CB was briefly fashionable among British children and teenagers after the film Convoy did the rounds accompanied by its acutely embarrassing theme-song hitting the charts, and professional drivers may have used (still use?) it genuinely, but it didn't really catch on.
Even two or three of my work-mates - middle-aged men at that - played with CB for a time, and they would discuss its performance, using a 1/2"-mile Ordnance Survey map they posted on the workroom wall. They had even used compasses to draw range arcs on the map, centred roughly on the works' location.
I think you need a licence for them in Britain - I may be wrong, it's not something I've investigated, but radio-transmitters are quite tightly controlled to prevent interference with bona-fide radio equipment and operators. Even the ultra-low-frequency "radios" - I think they are really induction-loop devices - used by cave-rescue organisations for communicating between surface and underground, need a special licence.
Eventually the portable (absurdly called "mobile") telephone put paid to private CB in this country, although of course those are purely one-to-one, not broadcast.
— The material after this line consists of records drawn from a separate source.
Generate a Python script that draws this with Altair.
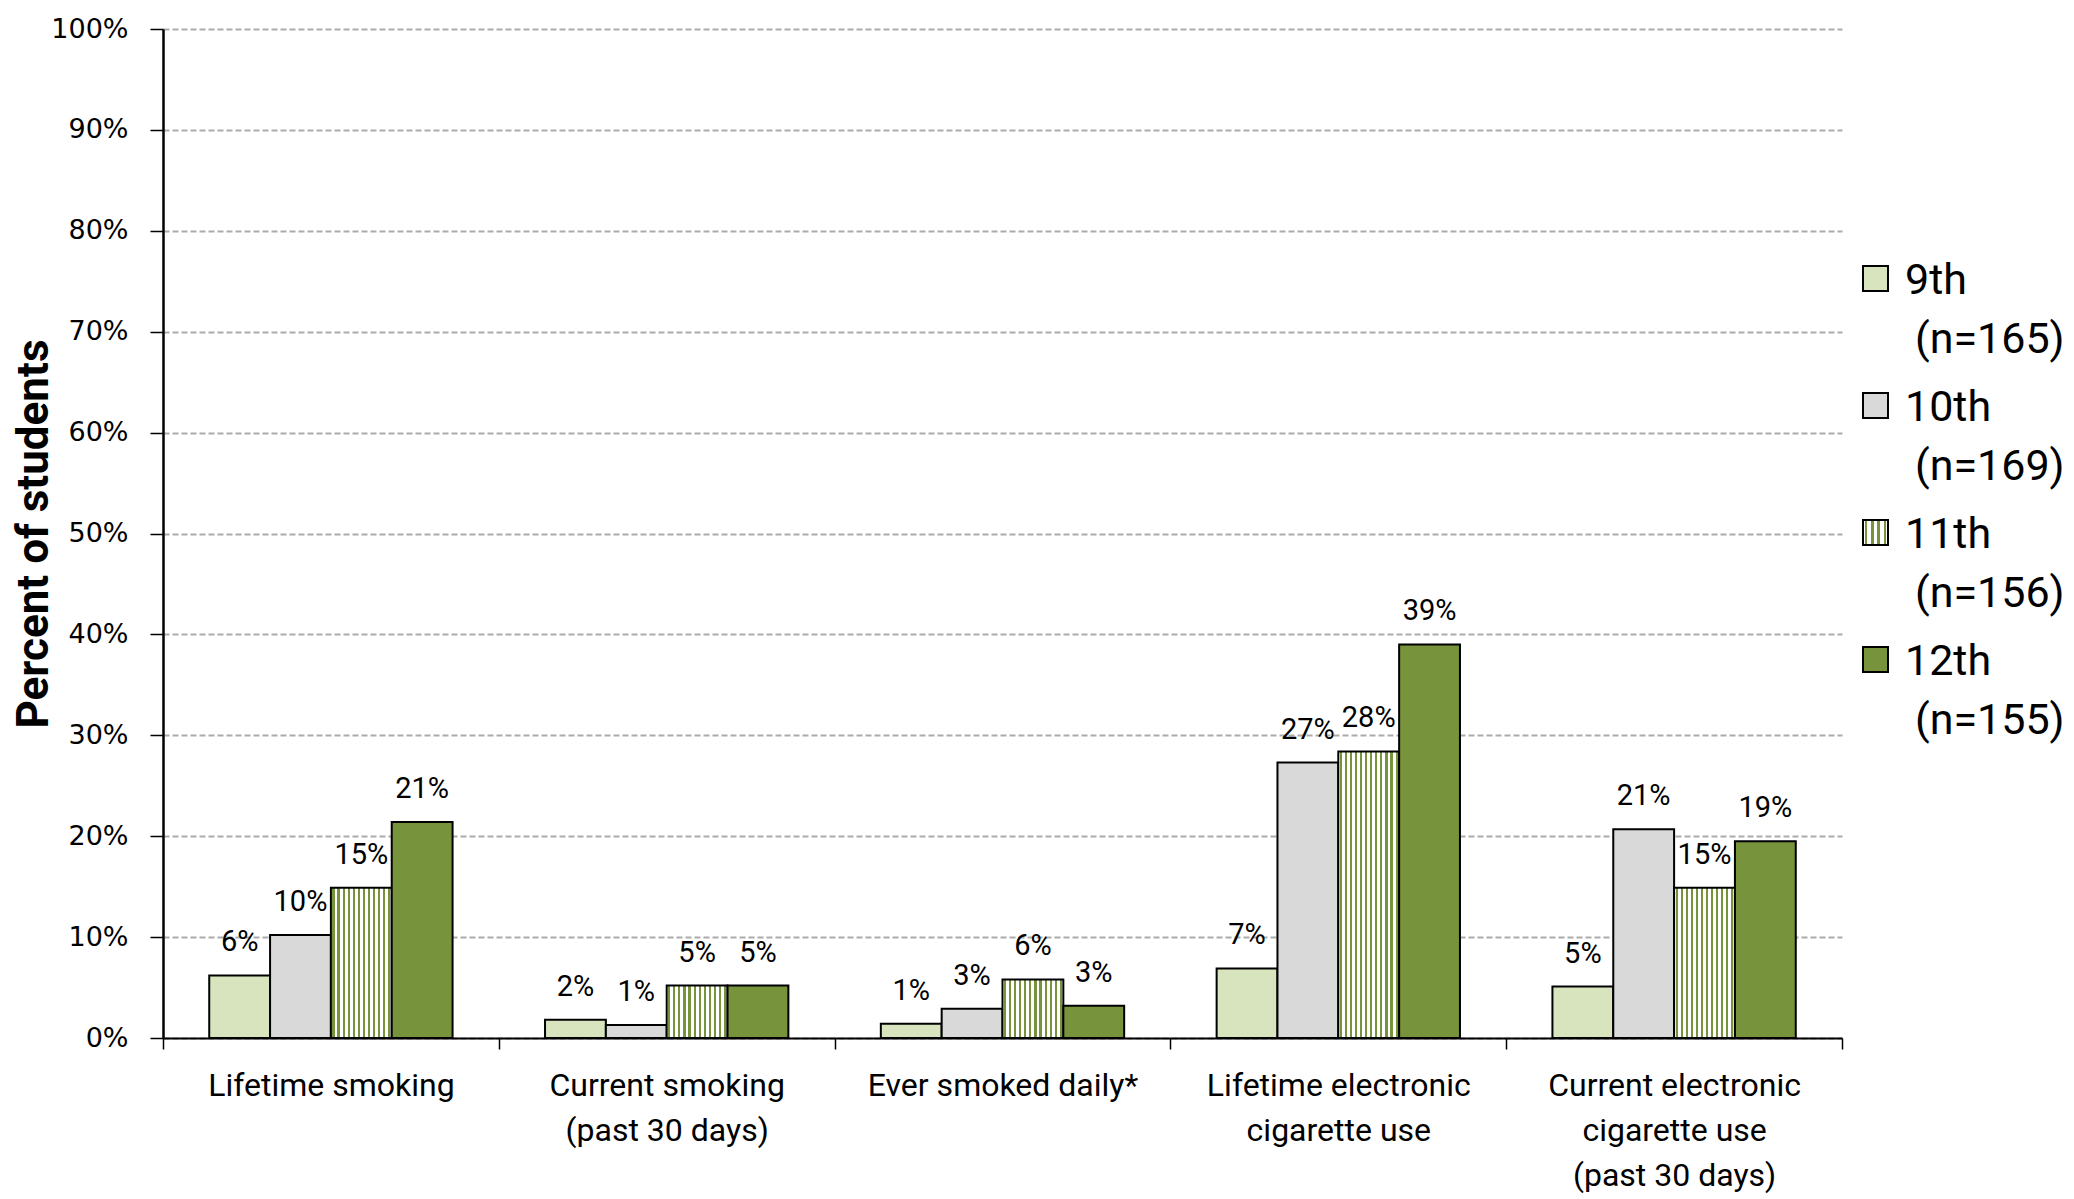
import altair as alt
import pandas as pd

categories = [
    "Lifetime smoking",
    "Current smoking|(past 30 days)",
    "Ever smoked daily*",
    "Lifetime electronic|cigarette use",
    "Current electronic|cigarette use|(past 30 days)",
]
grades = ["9th", "10th", "11th", "12th"]
grade_n = [165, 169, 156, 155]

values_9th = [6.2, 1.8, 1.4, 6.9, 5.1]
values_10th = [10.2, 1.3, 2.9, 27.3, 20.7]
values_11th = [14.9, 5.2, 5.8, 28.4, 14.9]
values_12th = [21.4, 5.2, 3.2, 39.0, 19.5]

labels_9th = ["6%", "2%", "1%", "7%", "5%"]
labels_10th = ["10%", "1%", "3%", "27%", "21%"]
labels_11th = ["15%", "5%", "6%", "28%", "15%"]
labels_12th = ["21%", "5%", "3%", "39%", "19%"]

y_ticks = [0, 10, 20, 30, 40, 50, 60, 70, 80, 90, 100]

fill_colors = ["#d7e4bd", "#d9d9d9", "#ffffff", "#77933c"]
stripe_color = "#77933c"

rows = []
for g, vals, labs in zip(
    grades,
    [values_9th, values_10th, values_11th, values_12th],
    [labels_9th, labels_10th, labels_11th, labels_12th],
):
    for c, v, l in zip(categories, vals, labs):
        rows.append({"category": c, "grade": g, "value": v, "label": l})
df = pd.DataFrame(rows)

legend_df = pd.DataFrame(
    {"grade": grades, "line1": grades, "line2": [f"(n={n})" for n in grade_n]}
)


def stripes(n, frac=0.42):
    stops = [{"offset": 0, "color": "#ffffff"}]
    for k in range(n):
        a = (k + 0.5 - frac / 2) / n
        b = (k + 0.5 + frac / 2) / n
        stops += [
            {"offset": round(a, 4), "color": "#ffffff"},
            {"offset": round(a, 4), "color": stripe_color},
            {"offset": round(b, 4), "color": stripe_color},
            {"offset": round(b, 4), "color": "#ffffff"},
        ]
    stops.append({"offset": 1, "color": "#ffffff"})
    return {"gradient": "linear", "x1": 0, "y1": 0, "x2": 1, "y2": 0, "stops": stops}


bar_stripes = stripes(12)
leg_stripes = stripes(4)


def js_obj(o):
    if isinstance(o, dict):
        return "{" + ", ".join(f"{k}: {js_obj(v)}" for k, v in o.items()) + "}"
    if isinstance(o, list):
        return "[" + ", ".join(js_obj(v) for v in o) + "]"
    if isinstance(o, str):
        return "'" + o + "'"
    return str(o)


fill_range = [fill_colors[0], fill_colors[1], {"expr": js_obj(leg_stripes)}, fill_colors[3]]
fill_scale = alt.Scale(domain=grades, range=fill_range)

x_enc = alt.X(
    "category:N",
    sort=categories,
    scale=alt.Scale(paddingInner=0, paddingOuter=0),
    axis=alt.Axis(
        title=None,
        labelExpr="split(datum.label, '|')",
        labelAngle=0,
        tickBand="extent",
        labelFont="Roboto",
        labelFontSize=32,
        labelLineHeight=45,
        labelPadding=21,
        labelColor="black",
        labelLimit=500,
        tickSize=11,
        tickColor="black",
        tickWidth=1.5,
        domainColor="black",
        domainWidth=2,
        grid=False,
    ),
)
xo_enc = alt.XOffset(
    "grade:N", sort=grades, scale=alt.Scale(paddingInner=0, paddingOuter=0.76)
)
y_enc = alt.Y(
    "value:Q",
    scale=alt.Scale(domain=[0, 100]),
    title="Percent of students",
    axis=alt.Axis(
        values=y_ticks,
        labelExpr="datum.value + '%'",
        labelFont="DejaVu Sans",
        labelFontSize=27,
        labelColor="black",
        labelPadding=22,
        tickSize=13,
        tickColor="black",
        tickWidth=1.5,
        domainColor="black",
        domainWidth=2.5,
        grid=True,
        gridColor="#ababab",
        gridDash=[6, 3],
        gridWidth=1.8,
        titleFont="Roboto",
        titleFontSize=44,
        titleFontWeight="bold",
        titleColor="black",
        titlePadding=-6,
    ),
)

fill_enc = alt.condition(
    "datum.grade === '11th'",
    alt.value(bar_stripes),
    alt.Fill("grade:N", scale=fill_scale, legend=None),
)

base = alt.Chart(df)
bars = base.mark_bar(stroke="black", strokeWidth=2).encode(
    x=x_enc, xOffset=xo_enc, y=y_enc, fill=fill_enc
)
texts = base.mark_text(
    font="Roboto", fontSize=29, baseline="alphabetic", dy=-24, color="black"
).encode(x=x_enc, xOffset=xo_enc, y=y_enc, text="label:N")

# custom legend (entries placed by a point scale)
leg_y = alt.Y(
    "grade:N",
    sort=grades,
    scale=alt.Scale(domain=grades, range=[249.5, 630.5], padding=0),
    axis=None,
)
leg_base = alt.Chart(legend_df)
leg_sym = leg_base.mark_square(size=625, stroke="black", strokeWidth=2, opacity=1).encode(
    x=alt.value(1712.5),
    y=leg_y,
    fill=alt.Fill("grade:N", scale=fill_scale, legend=None),
)
leg_t1 = leg_base.mark_text(
    font="Roboto", fontSize=43, align="left", baseline="alphabetic", dy=15.5, color="black"
).encode(x=alt.value(1742), y=leg_y, text="line1:N")
leg_t2 = leg_base.mark_text(
    font="Roboto", fontSize=43, align="left", baseline="alphabetic", dy=74.5, color="black"
).encode(x=alt.value(1752), y=leg_y, text="line2:N")

main = alt.layer(bars, texts)
legend = alt.layer(leg_sym, leg_t1, leg_t2)

chart = (
    alt.layer(main, legend)
    .resolve_scale(y="independent")
    .properties(
        width=1679,
        height=1009,
        autosize=alt.AutoSizeParams(type="none"),
        padding={"left": 155, "top": 21, "right": 224, "bottom": 160},
    )
    .configure_view(strokeWidth=0)
)

chart.save("out.html", embed_options={"renderer": "svg", "actions": False})
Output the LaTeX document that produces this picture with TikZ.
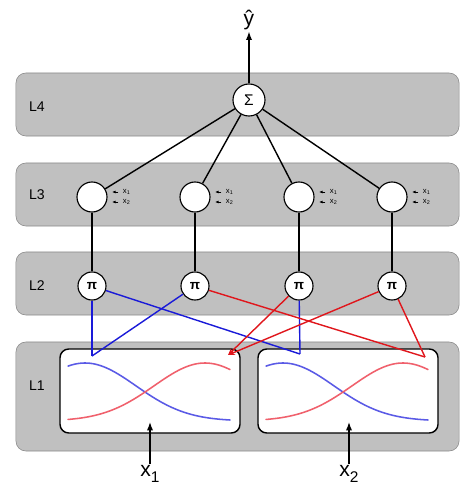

Fleet lorry drivers might have radio sets on private company networks, rather as taxi-drivers do, but I don't know if this so.
I was intrigued by an article in a British custom-car magazine at the time of Convoy, by an American journalist invited to put his views from the American's perspective on the subject. I remember that he urged British CB enthusiasts not to adopt American lorry-drivers' CB slang because it would sound silly and pretentious outside of its native country and purposes.